Look through the material and tally each line bearing the word "chart". Give only the total.

## [Provided material]
_ _ _ _ _

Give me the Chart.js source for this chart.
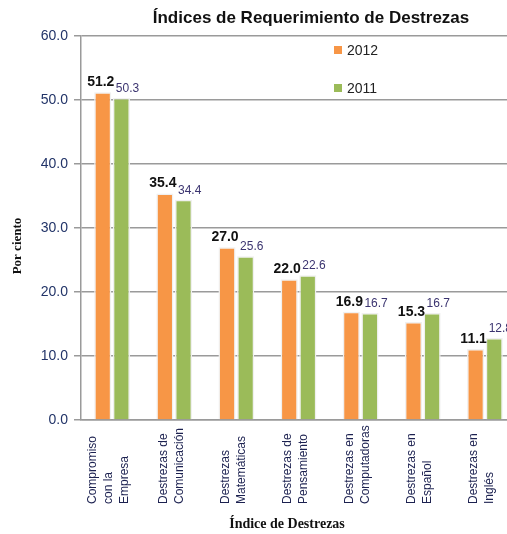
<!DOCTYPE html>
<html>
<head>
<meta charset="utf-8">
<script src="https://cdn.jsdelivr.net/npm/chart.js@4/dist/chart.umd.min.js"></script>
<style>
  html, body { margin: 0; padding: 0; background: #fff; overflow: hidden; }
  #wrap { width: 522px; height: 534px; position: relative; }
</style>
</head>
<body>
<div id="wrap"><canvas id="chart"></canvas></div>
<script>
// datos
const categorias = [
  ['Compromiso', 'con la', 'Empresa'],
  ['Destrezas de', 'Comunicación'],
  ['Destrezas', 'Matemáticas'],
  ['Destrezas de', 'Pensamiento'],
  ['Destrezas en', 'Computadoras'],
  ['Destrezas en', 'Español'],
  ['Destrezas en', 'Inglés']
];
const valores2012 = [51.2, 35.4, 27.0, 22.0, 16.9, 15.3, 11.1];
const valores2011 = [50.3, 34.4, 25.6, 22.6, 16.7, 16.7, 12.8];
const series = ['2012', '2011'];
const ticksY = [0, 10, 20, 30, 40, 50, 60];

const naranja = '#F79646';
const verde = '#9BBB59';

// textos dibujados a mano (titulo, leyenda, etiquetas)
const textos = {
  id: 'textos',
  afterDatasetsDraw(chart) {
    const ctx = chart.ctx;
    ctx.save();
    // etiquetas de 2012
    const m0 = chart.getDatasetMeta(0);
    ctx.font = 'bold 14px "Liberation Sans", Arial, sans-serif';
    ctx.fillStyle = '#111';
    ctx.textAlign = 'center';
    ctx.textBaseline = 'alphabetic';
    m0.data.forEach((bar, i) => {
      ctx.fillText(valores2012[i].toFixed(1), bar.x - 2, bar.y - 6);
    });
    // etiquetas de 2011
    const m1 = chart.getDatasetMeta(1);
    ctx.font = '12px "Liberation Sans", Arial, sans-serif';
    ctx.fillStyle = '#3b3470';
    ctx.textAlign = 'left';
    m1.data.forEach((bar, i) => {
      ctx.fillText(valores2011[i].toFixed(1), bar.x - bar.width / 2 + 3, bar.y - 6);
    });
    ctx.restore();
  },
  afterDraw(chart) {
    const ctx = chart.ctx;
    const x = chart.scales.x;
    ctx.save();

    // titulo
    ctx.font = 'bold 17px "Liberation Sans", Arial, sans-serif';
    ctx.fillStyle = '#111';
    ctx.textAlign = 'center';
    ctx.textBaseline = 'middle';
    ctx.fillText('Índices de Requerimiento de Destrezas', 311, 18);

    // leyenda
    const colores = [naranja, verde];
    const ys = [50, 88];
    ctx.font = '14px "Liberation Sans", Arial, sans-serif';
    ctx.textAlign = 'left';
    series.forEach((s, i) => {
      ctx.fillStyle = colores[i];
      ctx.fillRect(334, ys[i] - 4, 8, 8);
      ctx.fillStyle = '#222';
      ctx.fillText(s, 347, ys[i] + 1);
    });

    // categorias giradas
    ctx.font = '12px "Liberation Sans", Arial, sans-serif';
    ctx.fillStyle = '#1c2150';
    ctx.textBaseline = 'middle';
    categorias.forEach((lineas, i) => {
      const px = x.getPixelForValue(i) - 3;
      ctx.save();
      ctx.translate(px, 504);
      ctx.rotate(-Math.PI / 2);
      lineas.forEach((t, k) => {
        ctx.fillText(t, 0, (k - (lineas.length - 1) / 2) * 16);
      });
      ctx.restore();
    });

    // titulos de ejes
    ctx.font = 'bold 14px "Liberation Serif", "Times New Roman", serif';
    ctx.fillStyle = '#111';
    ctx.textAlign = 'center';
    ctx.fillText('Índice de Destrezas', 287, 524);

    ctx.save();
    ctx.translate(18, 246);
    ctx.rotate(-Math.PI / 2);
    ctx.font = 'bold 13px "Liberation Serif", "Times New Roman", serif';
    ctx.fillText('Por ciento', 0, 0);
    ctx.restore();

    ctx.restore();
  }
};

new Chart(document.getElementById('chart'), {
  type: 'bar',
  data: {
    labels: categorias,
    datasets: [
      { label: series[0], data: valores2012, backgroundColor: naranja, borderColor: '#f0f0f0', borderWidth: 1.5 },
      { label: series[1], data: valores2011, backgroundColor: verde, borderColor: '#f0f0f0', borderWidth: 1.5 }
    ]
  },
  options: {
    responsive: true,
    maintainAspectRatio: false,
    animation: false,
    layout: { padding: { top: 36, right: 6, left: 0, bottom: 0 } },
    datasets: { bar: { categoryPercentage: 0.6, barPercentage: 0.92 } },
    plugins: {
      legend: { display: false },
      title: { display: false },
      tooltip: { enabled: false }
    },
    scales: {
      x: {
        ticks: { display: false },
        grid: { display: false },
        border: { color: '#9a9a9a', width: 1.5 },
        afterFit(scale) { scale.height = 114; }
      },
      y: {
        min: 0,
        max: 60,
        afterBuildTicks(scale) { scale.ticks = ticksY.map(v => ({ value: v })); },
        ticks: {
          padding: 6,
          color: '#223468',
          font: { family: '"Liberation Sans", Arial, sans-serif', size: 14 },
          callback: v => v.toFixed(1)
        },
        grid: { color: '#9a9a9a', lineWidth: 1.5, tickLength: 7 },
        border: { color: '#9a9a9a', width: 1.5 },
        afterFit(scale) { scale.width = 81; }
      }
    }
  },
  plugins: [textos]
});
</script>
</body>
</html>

_ _ _ _ _

## [Solution to the exercise]
11